#100DaysOfCode: Julia Edition

If you've been on Twitter recently and have followed someone in tech, chances are you have encountered #100DaysOfCode mentioned at least once. I'm taking him up on the challenge and I'll be coding 100 days in Julia starting April 12th, 2021.

Backstory

100 Days of Code got started by Alex Kallaway who wanted to build a new habit and learn a new skill but found it difficult to stick to his goals after long days at work. He publicly committed himself to code at least one hour a day on 100 consecutive days. He identified a course on Free Code Camp as something he wanted to work through.

Rules

The original rules are as follows:

• Code at least 1 hour per day for 100 consecutive days
• Tweet about progress every day
• Push code to Github every day
• Time spent in tutorials, online courses does not count towards the time spent coding

These rules feel easy enough but are not very compatible with family life and work & life balance so I'm making two adjustments.

• Take the weekends off
• Code at least 45 minutes per day on 100 consecutive weekdays

This means my challenge will take me exactly 20 weeks and puts the end of the challenge to August 27th, 2021.

Goals

I want to approach this challenge with a purpose. When I was working on my PhD I inherited a project from previous members of my lab. It was an evolutionary algorithm workbench called EvA2 - a GUI application written in Java. EvA2 features over 50 different global, combinatorial and multi-objective optimization algorithms, a whole suite of test functions and tools to plot results and obtain statistics of your optimization runs.
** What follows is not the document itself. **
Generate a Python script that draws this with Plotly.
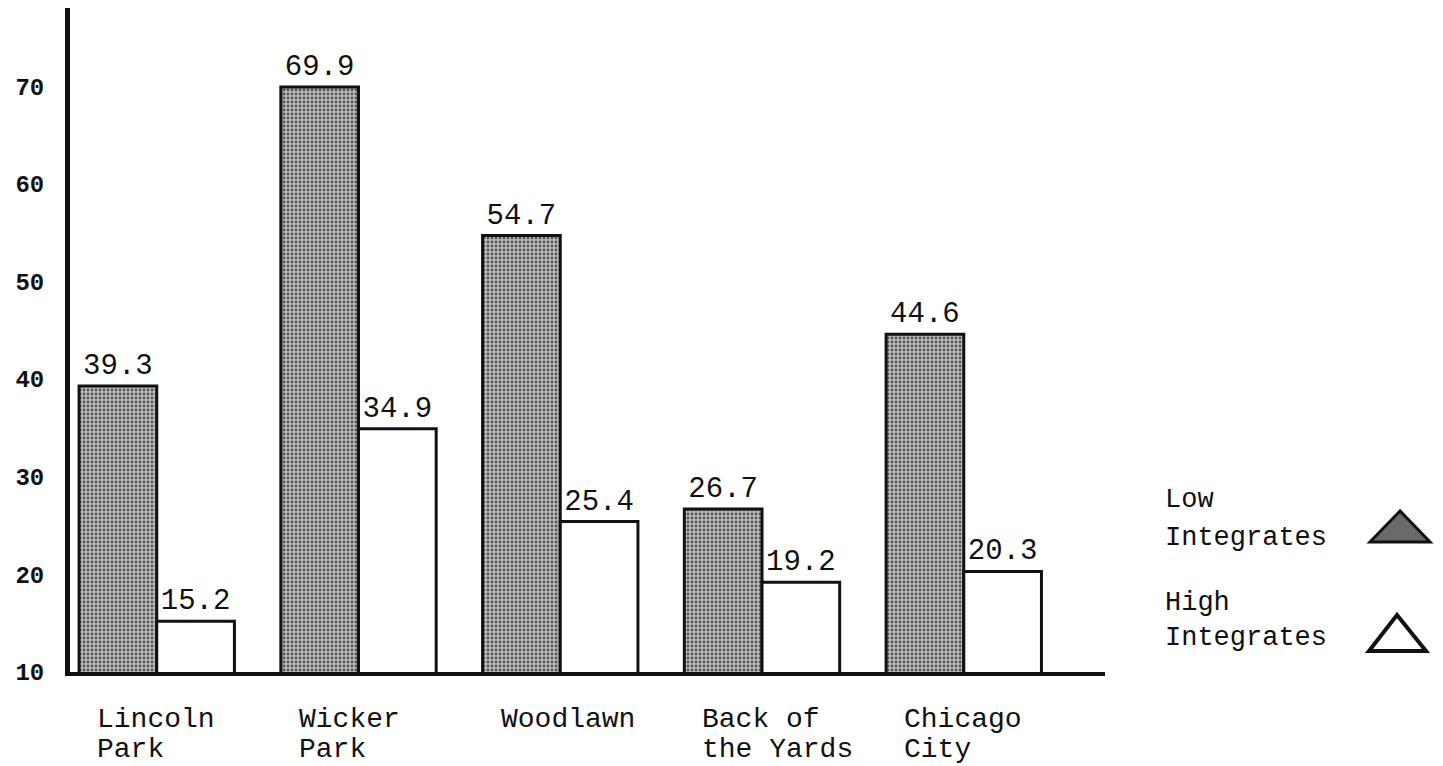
import plotly.graph_objects as go

categories = ["Lincoln Park", "Wicker Park", "Woodlawn", "Back of the Yards", "Chicago City"]
category_labels = ["Lincoln<br>Park", "Wicker<br>Park", "Woodlawn", "Back of<br>the Yards", "Chicago<br>City"]
low_integrates = [39.3, 69.9, 54.7, 26.7, 44.6]
high_integrates = [15.2, 34.9, 25.4, 19.2, 20.3]
y_ticks = [10, 20, 30, 40, 50, 60, 70]
series_names = ["Low Integrates", "High Integrates"]

W, H = 1443, 766
OFF = 8  # page body margin offset
# desired plot area in page pixels
PL, PR, PT, PB = 70, 1105, 8, 672
L, T = PL - OFF, PT - OFF
R = W - (PR - OFF)
B = H - (PB - OFF)
pw, ph = PR - PL, PB - PT

def px_x(p):
    return (p - PL) / pw

def px_y(p):
    return (PB - p) / ph

mono = "Liberation Mono, Courier New, monospace"
x_idx = list(range(len(categories)))
BARGAP = 0.23

fig = go.Figure()
fig.add_trace(go.Bar(
    x=x_idx, y=low_integrates, name=series_names[0],
    marker=dict(color="#a0a0a0",
                pattern=dict(shape=".", fgcolor="#555555", bgcolor="#bdbdbd",
                             size=4, solidity=0.4, fillmode="replace"),
                line=dict(color="#111", width=3)),
    text=[f"{v:.1f}" for v in low_integrates], textposition="outside",
    textfont=dict(family=mono, size=29, color="#111"), cliponaxis=False,
    showlegend=False,
))
fig.add_trace(go.Bar(
    x=x_idx, y=high_integrates, name=series_names[1],
    marker=dict(color="white", line=dict(color="#111", width=3)),
    text=[f"{v:.1f}" for v in high_integrates], textposition="outside",
    textfont=dict(family=mono, size=29, color="#111"), cliponaxis=False,
    showlegend=False,
))

# category labels: left aligned, starting a little right of each group's left edge
half_group = (1 - BARGAP) / 2
for i, lab in enumerate(category_labels):
    for j, line in enumerate(lab.split("<br>")):
        fig.add_annotation(x=i - half_group + 0.08, y=px_y(719 + 31 * j),
                           xref="x", yref="paper",
                           text=line, showarrow=False, xanchor="left",
                           yanchor="middle",
                           font=dict(family=mono, size=28, color="#111"))

# legend texts
legend_lines = [("Low", 500), ("Integrates", 538), ("High", 603), ("Integrates", 638)]
for txt, yy in legend_lines:
    fig.add_annotation(x=px_x(1163), y=px_y(yy), xref="paper", yref="paper",
                       text=txt, showarrow=False, xanchor="left", yanchor="middle",
                       font=dict(family=mono, size=27, color="#111"))

def tri(apex, left, right):
    return (f"M {px_x(apex[0])},{px_y(apex[1])} L {px_x(left[0])},{px_y(left[1])} "
            f"L {px_x(right[0])},{px_y(right[1])} Z")

fig.add_shape(type="path", xref="paper", yref="paper",
              path=tri((1400, 511), (1370, 542), (1430, 542)),
              fillcolor="#6a6a6a", line=dict(color="#111", width=3))
fig.add_shape(type="path", xref="paper", yref="paper",
              path=tri((1397, 615), (1369, 651), (1426, 651)),
              fillcolor="white", line=dict(color="#111", width=4))

fig.update_layout(
    width=W, height=H,
    margin=dict(l=L, r=R, t=T, b=B, pad=0),
    paper_bgcolor="white", plot_bgcolor="white",
    barmode="group", bargap=BARGAP, bargroupgap=0,
    showlegend=False,
    xaxis=dict(range=[-0.43, 4.70], showticklabels=False, ticks="",
               showgrid=False, zeroline=False, automargin=False,
               showline=True, linecolor="#111", linewidth=4),
    yaxis=dict(range=[10, 78], tickvals=y_ticks, ticks="", showgrid=False,
               zeroline=False, showline=True, linecolor="#111", linewidth=5,
               ticklabelstandoff=16, automargin=False,
               tickfont=dict(family=mono, size=24, color="#111", weight="bold")),
)

fig.write_html("out.html")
I'm currently in a phase where I want to reconnect to my research but do it in a more modern environment. Reactive notebooks with Pluto.jl, animated plots in Plots.jl and an existing community of ML researchers and scientific folks in the Julia community are enticing.
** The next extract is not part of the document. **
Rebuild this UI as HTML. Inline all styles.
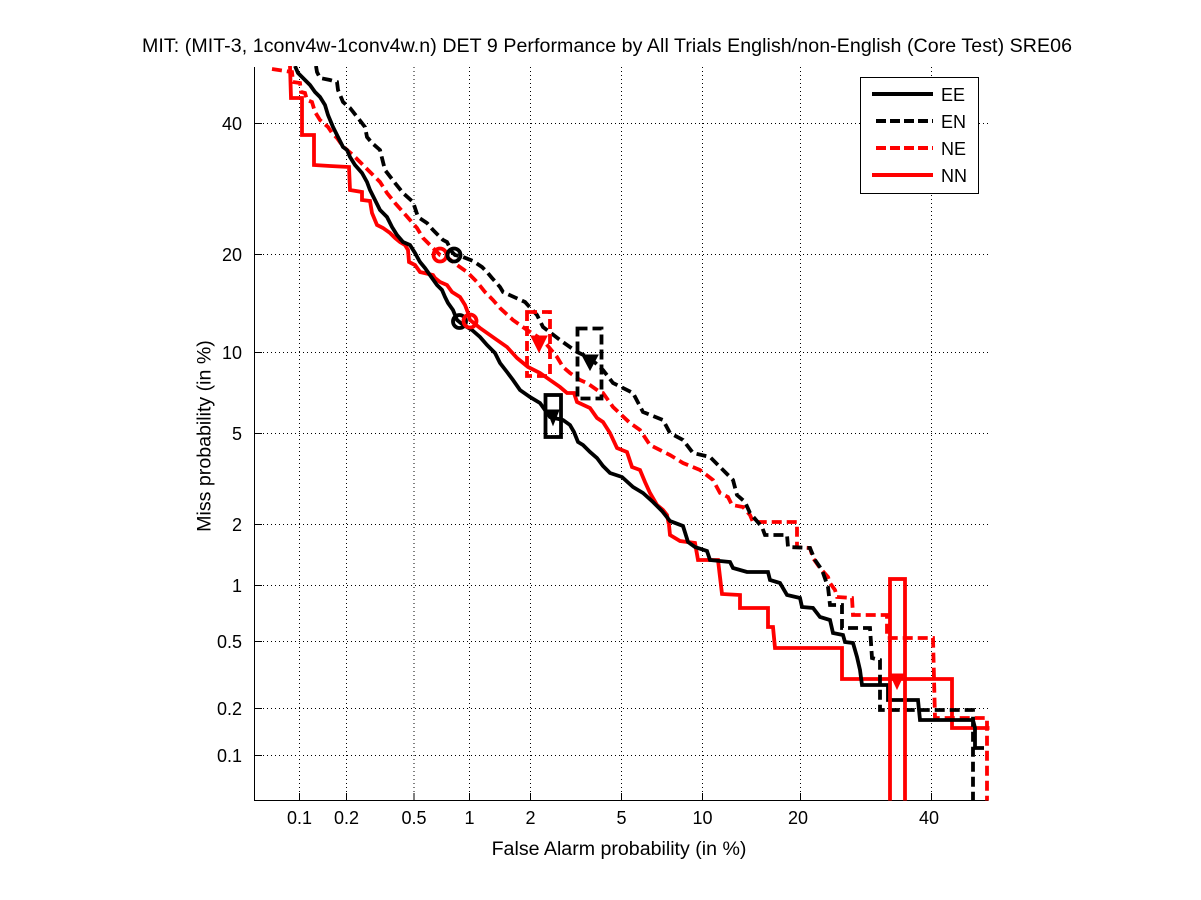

My goals will be as follows:

• Build a small library of research problems for global and multi-objective optimization
• Implement a state-of-the-art Differential Evolution optimizer
• Implement a state-of-the-art Particle Swarm optimizer
• Build interactive notebooks to visualise the inner workings of the above optimizers
• (Optional) Dive into neural networks

It's not that those algorithms haven't been implemented in Julia, quite the contrary actually, with Optim.jl and Evolutionary.jl there already exist great optimization packages in the Julia ecosystem. However, it never hurts to explore your own ways and maybe, just maybe, find a better way that helps push the needle a littler further.